Люди советской эпохи проживали две жизни. Первая – торжественная, официальная: тут и величественные здания, и стремление к высоким идеалам, и жизнеутверждающие марши. Вторая – неприглядная, где-то даже стыдная: теснота коммунального быта, измены, внебрачные дети, доносы родственников, пригорелая каша...
Латвийский художник Моника Пормале, которая известна как оформитель большинства спектаклей легендарного Алвиса Херманиса, решила, что зрительный зал Театра имени Маяковского как нельзя лучше подойдет для истории, случившейся накануне Всемирного фестиваля молодежи и студентов в 1956 году. Позолота, красный бархат и советский герб над сценой символизируют большую страну. В финале на балконах появятся флаги советских республик – и образ закончен. Торшер, фикус, этажерка, диван, круглый стол – здесь есть все, с чем ассоциируется та страшная и прекрасная эпоха.
"Зал – реальное пространство, связанное с памятью этого места, с москвичами, которые сюда приходили в течение века. Зал вызывает множество ассоциаций вокруг понятия "хор", – пояснил режиссер Никита Кобелев.

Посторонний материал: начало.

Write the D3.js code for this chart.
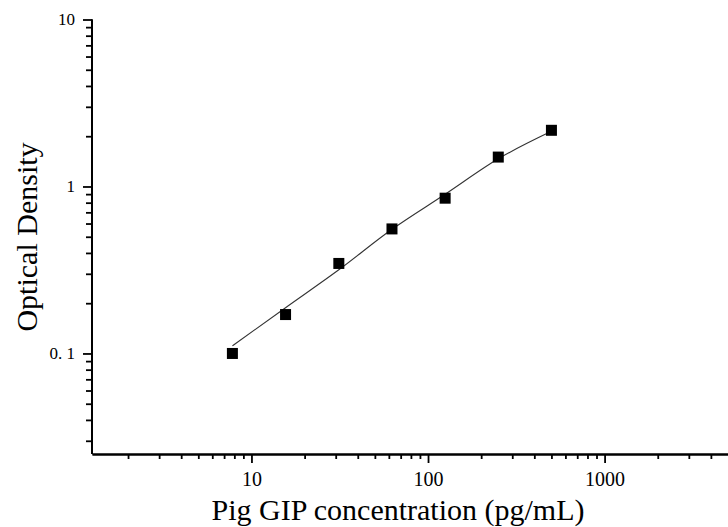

"Когда я узнала об идее такого сценографического решения, она мне понравилась. Я люблю все новое, когда не знаешь, как это будет. Было трудно, трудности продолжаются до сих пор, но это безмерно интересно. Зал как огромная сфера, а мы маленькие люди, которые беспомощны перед этой махиной", – отметила Евгения Симонова, исполнительница роли Лики.
Актеры вынуждены пробираться сквозь ряды – тесно, неудобно. Эта сцена прекрасно олицетворяет перенаселенность коммунальной квартиры…
Из ссылки возвращается сестра Лики Нета (Татьяна Орлова) с дочерью Любой (Юлия Силаева), которая строчит доносы об отклонениях родственников от коммунистического идеала. "… тунеядцев, распоряжающихся жизнью людей", – бдительно сообщает она наверх. А на нее с расставленных по зрительному залу огромных портретов смотрят люди, которые погибли в лагерях, не вернулись с войны. И хор мертвых словно перепевает хор живых.
На всех портретах – родственники артистов, занятых в спектакле Кобелева. Евгения Симонова принесла фото своего деда Станислава Станкевича, расстрелянного в 1937 году. История, придуманная Петрушевской ровно 35 лет назад, становится очень личной для актеров. Частные жизненные истории переплетаются тут с драмой семьи, где давно нет лада, где давно разучились слышать и понимать друг друга. Какофония здесь – норма жизни.
Не удается слаженно звучать и реальному хору: то тенора понижают к концу, то надо транспонировать на два тона ниже, то "ля" не берут... А последнего яруса на все это смотрят Моцарт, Бах, Шуман, Перголези. Их музыка будет звучать вечно. Небесный хор!..
Кстати, музыкальное оформление (за него отвечает Елена Амирбекян, работавшая над постановками Дмитрия Крымова и Александра Васильева), как и весь спектакль, строится на контрасте. С одной стороны, это патриотическая песня Дунаевского "Летите, голуби, летите". С другой – полная светлой грусти, проникающая в самое сердце католическая секвенция на латинском языке Stabat Mater Перголези.
Кобелев обращается к семейным хроникам не впервые. В 2014 году в Маяковке он представил "Бердичев" по пьесе Фридриха Горенштейна. В обоих спектаклях одну из главных ролей исполнила Татьяна Орлова. И там, и там ее персонажи похожи – грубоватые, чуть карикатурные, полные гротеска, юмора. И зрители ждут каждой сцены с актрисой, ждут ее реплик и интонаций.
Героиня Орловой в "Московском хоре" возвращается в столицу из Уфы – она провела в ссылке 15 лет. Для автора пьесы это биографический момент: Петрушевская в военное время жила у родственников, а также в детском доме под Уфой. Да и многие, посмотрев эту постановку, наверняка скажут: "А ведь это и про нашу семью!" Никита Кобелев хотел показать ушедшую эпоху через личные истории персонажей, актеров и зрителей. И сделал это блестяще.